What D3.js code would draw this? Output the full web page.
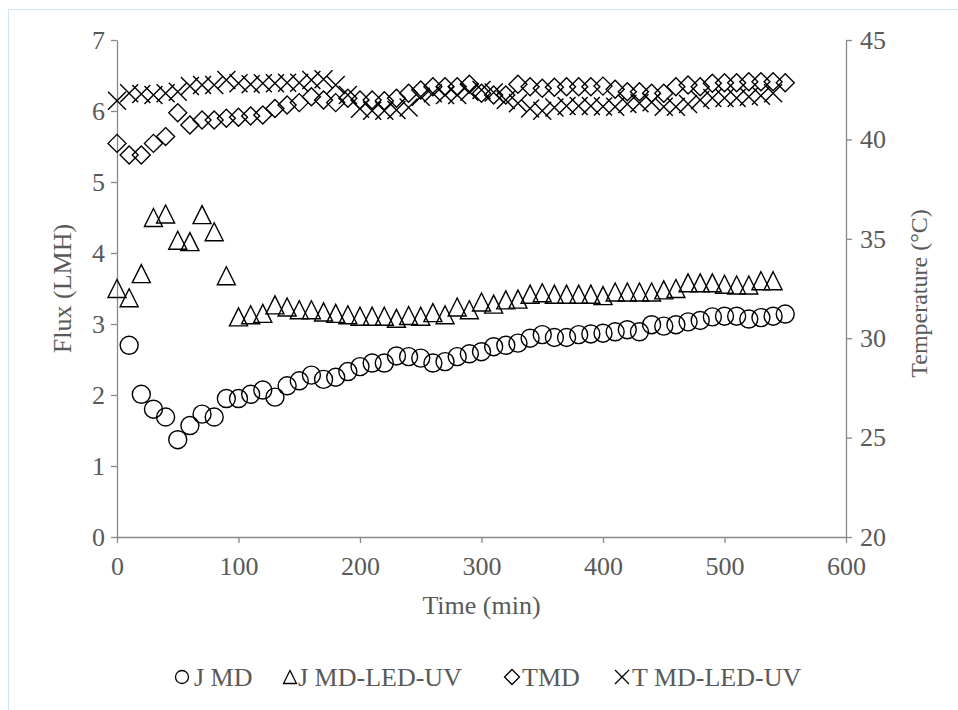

++++++++

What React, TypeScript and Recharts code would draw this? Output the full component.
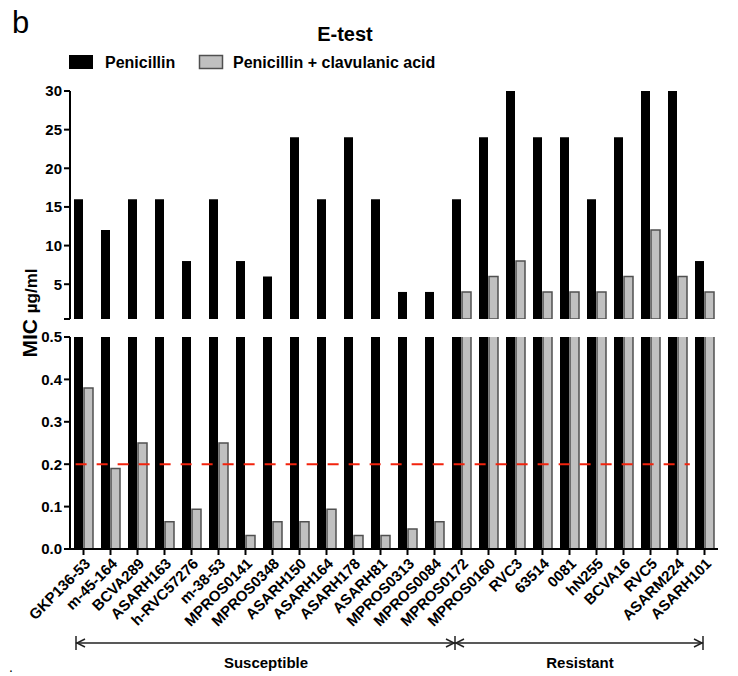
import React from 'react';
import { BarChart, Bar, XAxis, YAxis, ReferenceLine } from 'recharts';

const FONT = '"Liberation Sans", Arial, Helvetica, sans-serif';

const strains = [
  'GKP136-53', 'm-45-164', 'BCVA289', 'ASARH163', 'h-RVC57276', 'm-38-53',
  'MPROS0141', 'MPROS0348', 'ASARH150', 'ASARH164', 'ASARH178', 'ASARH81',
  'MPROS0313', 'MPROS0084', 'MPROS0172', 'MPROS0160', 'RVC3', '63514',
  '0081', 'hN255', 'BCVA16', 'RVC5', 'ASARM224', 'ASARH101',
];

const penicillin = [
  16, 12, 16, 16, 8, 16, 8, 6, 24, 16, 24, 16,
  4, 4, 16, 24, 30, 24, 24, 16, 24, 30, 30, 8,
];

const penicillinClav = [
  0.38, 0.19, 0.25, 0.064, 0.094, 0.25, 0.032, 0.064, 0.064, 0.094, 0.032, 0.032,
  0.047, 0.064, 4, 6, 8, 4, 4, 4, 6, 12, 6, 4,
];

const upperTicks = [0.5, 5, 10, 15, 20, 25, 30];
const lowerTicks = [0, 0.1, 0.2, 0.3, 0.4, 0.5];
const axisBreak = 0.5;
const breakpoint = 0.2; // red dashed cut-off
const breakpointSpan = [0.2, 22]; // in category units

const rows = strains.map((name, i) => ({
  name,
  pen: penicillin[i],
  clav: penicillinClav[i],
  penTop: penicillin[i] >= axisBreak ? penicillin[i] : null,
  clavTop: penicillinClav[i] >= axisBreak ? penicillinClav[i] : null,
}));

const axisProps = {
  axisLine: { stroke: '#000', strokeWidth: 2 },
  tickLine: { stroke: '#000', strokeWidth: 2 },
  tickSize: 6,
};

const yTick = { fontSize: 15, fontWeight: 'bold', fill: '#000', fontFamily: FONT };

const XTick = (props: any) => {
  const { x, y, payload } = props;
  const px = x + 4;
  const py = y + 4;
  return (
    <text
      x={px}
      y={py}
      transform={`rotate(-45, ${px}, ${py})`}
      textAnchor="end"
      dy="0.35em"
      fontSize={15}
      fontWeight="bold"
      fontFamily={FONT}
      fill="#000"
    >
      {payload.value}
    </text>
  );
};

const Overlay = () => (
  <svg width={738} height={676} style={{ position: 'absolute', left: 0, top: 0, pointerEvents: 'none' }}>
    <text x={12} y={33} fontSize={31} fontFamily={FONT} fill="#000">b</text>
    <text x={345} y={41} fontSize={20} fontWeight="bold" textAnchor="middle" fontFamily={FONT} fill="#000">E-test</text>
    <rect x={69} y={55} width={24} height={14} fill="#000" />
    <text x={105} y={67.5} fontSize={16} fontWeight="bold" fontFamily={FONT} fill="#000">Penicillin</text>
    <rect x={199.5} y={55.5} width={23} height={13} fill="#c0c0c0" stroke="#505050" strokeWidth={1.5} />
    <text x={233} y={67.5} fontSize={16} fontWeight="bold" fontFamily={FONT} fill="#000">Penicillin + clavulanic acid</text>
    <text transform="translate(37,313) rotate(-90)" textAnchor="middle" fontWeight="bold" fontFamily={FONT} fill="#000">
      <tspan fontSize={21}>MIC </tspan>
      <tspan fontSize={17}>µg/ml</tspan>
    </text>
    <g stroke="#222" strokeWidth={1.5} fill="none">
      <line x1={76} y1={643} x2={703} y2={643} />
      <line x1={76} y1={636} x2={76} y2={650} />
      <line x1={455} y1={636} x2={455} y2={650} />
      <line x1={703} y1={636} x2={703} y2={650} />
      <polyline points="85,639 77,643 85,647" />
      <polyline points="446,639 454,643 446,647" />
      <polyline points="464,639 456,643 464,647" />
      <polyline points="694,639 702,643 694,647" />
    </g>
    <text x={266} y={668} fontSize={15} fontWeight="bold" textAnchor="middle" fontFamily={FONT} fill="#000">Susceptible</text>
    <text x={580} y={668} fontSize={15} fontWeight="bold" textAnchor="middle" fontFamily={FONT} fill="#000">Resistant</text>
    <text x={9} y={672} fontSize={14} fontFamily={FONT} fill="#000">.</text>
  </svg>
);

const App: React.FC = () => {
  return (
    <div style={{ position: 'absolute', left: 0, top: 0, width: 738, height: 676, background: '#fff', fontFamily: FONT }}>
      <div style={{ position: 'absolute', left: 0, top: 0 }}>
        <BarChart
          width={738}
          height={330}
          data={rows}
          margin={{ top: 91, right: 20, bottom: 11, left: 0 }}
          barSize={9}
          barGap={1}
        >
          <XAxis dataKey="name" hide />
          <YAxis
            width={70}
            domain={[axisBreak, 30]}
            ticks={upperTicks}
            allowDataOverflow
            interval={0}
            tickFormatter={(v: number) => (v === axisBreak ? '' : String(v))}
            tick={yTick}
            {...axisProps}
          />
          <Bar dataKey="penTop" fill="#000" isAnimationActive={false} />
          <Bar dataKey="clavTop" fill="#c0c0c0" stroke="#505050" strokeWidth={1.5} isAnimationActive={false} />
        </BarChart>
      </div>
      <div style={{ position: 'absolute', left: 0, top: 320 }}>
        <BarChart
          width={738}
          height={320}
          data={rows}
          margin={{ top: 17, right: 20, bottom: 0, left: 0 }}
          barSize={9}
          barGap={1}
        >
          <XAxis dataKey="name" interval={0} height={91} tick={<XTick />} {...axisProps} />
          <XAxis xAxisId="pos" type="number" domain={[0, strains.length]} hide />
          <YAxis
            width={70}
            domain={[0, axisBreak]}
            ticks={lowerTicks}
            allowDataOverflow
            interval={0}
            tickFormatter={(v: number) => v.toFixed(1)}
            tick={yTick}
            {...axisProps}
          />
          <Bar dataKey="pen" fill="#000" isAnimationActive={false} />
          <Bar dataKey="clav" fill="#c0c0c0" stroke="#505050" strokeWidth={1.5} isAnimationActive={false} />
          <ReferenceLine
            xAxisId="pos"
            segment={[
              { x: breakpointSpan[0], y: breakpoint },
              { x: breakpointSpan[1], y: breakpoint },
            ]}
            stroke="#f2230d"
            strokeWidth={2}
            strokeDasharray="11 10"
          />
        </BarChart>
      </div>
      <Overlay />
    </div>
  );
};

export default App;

++++++++

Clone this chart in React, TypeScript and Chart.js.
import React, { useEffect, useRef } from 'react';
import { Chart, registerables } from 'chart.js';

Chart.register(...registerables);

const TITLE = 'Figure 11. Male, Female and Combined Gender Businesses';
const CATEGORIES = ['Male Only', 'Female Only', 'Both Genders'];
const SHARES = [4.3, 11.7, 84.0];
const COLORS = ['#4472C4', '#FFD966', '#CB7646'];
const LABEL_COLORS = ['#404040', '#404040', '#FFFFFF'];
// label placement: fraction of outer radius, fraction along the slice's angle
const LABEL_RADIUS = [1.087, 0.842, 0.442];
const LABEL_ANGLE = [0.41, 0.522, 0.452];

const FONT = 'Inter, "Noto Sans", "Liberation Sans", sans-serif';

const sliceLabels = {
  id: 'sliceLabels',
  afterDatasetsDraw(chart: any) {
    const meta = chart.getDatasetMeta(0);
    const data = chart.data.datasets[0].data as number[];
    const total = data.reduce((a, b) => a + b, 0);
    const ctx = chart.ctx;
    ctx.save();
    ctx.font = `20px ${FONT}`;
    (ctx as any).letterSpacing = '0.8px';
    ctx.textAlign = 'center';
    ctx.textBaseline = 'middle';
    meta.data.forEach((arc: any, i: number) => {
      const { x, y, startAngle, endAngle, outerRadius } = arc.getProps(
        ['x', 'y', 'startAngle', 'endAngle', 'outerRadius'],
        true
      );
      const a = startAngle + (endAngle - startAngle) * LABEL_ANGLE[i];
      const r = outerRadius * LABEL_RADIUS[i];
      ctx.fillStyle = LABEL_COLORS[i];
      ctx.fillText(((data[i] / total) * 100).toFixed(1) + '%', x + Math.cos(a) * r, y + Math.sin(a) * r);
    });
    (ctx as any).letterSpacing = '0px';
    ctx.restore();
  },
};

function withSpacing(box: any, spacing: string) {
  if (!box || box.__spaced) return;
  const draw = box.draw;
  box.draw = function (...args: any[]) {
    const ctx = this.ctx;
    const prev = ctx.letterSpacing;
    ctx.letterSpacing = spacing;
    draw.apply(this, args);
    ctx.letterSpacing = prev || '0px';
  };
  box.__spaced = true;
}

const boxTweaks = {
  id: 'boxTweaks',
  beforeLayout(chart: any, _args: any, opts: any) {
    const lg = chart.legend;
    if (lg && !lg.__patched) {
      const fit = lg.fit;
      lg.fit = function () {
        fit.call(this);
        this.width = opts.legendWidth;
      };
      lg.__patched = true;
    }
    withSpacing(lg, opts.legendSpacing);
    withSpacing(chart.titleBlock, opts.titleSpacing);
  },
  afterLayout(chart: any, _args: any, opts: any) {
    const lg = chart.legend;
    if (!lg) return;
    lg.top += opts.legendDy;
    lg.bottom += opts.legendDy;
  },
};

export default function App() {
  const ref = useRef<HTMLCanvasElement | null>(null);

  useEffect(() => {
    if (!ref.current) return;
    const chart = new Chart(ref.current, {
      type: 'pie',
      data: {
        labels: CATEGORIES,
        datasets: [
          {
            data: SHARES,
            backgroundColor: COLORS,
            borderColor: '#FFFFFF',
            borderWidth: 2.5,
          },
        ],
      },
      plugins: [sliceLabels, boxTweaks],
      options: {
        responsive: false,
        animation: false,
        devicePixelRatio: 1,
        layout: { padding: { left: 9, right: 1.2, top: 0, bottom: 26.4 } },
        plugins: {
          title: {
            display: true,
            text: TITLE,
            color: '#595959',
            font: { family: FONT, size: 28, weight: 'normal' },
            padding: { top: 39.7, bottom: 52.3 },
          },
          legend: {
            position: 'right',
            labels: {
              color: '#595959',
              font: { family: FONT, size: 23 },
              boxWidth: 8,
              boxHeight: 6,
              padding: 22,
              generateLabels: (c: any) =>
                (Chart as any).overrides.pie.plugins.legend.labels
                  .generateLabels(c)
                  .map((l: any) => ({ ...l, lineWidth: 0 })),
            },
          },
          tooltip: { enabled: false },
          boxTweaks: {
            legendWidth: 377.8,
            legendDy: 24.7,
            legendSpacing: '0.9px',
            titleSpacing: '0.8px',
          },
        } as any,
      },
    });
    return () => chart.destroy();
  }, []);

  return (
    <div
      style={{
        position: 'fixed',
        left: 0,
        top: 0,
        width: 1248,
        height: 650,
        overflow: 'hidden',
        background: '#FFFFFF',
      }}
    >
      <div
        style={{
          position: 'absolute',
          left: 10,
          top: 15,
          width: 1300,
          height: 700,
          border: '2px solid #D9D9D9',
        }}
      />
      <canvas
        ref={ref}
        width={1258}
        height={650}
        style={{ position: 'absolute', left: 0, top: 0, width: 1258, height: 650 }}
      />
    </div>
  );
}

++++++++

### [The exercise]
From the records above, copy only the lines running from the line containing "What React, TypeScript" to the line containing "Arial, Helvetica, sans-serif';", both ends included. Leave the pictures out.

### [Answer to this problem]
What React, TypeScript and Recharts code would draw this? Output the full component.
import React from 'react';
import { BarChart, Bar, XAxis, YAxis, ReferenceLine } from 'recharts';

const FONT = '"Liberation Sans", Arial, Helvetica, sans-serif';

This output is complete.